The Reston-based student lender, which manages $160 billion in education loans, plans to use about $2 billion of the net proceeds from the two proposed offerings to settle its outstanding equity forward purchase contract, pursuant to which Sallie Mae will repurchase more than 44 million shares of common stock, the company said in a statement.
Sallie Mae (NYSE: SLM), formally known as SLM Corp., said any proceeds remaining from the public offerings after settling this contract will be used for general corporate purposes.
UBS Investment Bank and Citi will serve as joint book-running managers for the offerings, which include the issuance of $1.5 billion of common stock and $1 billion of convertible preferred stock.

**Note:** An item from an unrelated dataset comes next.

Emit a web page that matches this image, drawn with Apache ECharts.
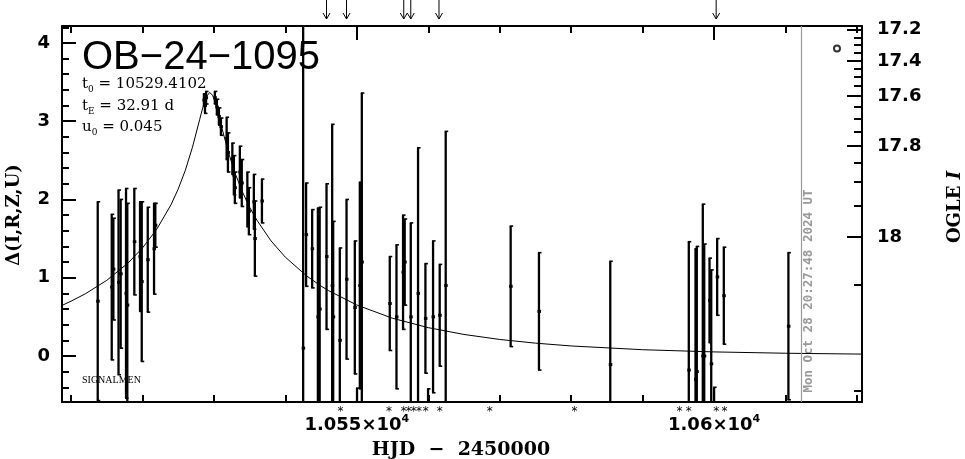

Separately, Sallie Mae disclosed in a regulatory filing the terms and conditions of a separation agreement with Kevin Moehn, the company's executive vice president of sales and originations, who is leaving Sallie Mae.
Moehn will receive a cash payment totaling $1.5 million as well as a cash bonus of $285,000. He has also agreed to provide consulting services for 12 months following his termination of employment for a monthly fee of $16,500, Sallie Mae said in a filing with the Securities and Exchange Commission.
The agreement also provides that Moehn will not compete with Sallie Mae for six months following his termination of employment, and that he will not solicit or hire company employees for 24 months following his termination of employment.
Earlier this month, Sallie Mae announced that Moehn and June McCormack, the company's executive vice president of servicing, technology, sales and marketing, would be leaving the firm. Sallie Mae has promoted two executives to replace them.
Stock in Sallie Mae fell more than 11 percent on Thursday, to close at $19.65 per share. The company's shares have fallen about 43 percent in the last month and more than 57 percent over the past year.
Investors haven't reacted well to news that Sallie Mae's proposed acquisition by two private equity firms and two banks is not going through.
In April, the buyout group of J.C. Flowers & Co. LLC, Friedman Fleischer & Lowe LLC, Bank of America Corp. (NYSE: BAC) and JPMorgan Chase & Co. (NYSE: JPM) agreed to purchase Sallie Mae for about $25 billion.
The buyout group sent a revised offer to Sallie Mae's board in October, arguing that new legislation which cuts federal subsidies to student lenders could materially hurt Sallie Mae's financial performance.
Sallie Mae's board didn't accept the revised -- and lower -- offer. The Reston company then filed a lawsuit against the buyout group, seeking a $900 million breakup fee that was part of the original deal.
In recent weeks, Sallie Mae said that it held discussions with representatives of the buyout group to resolve their dispute. But the buyout group indicated to Sallie Mae that it would not submit a new proposal to buy the student lender, according to Sallie Mae.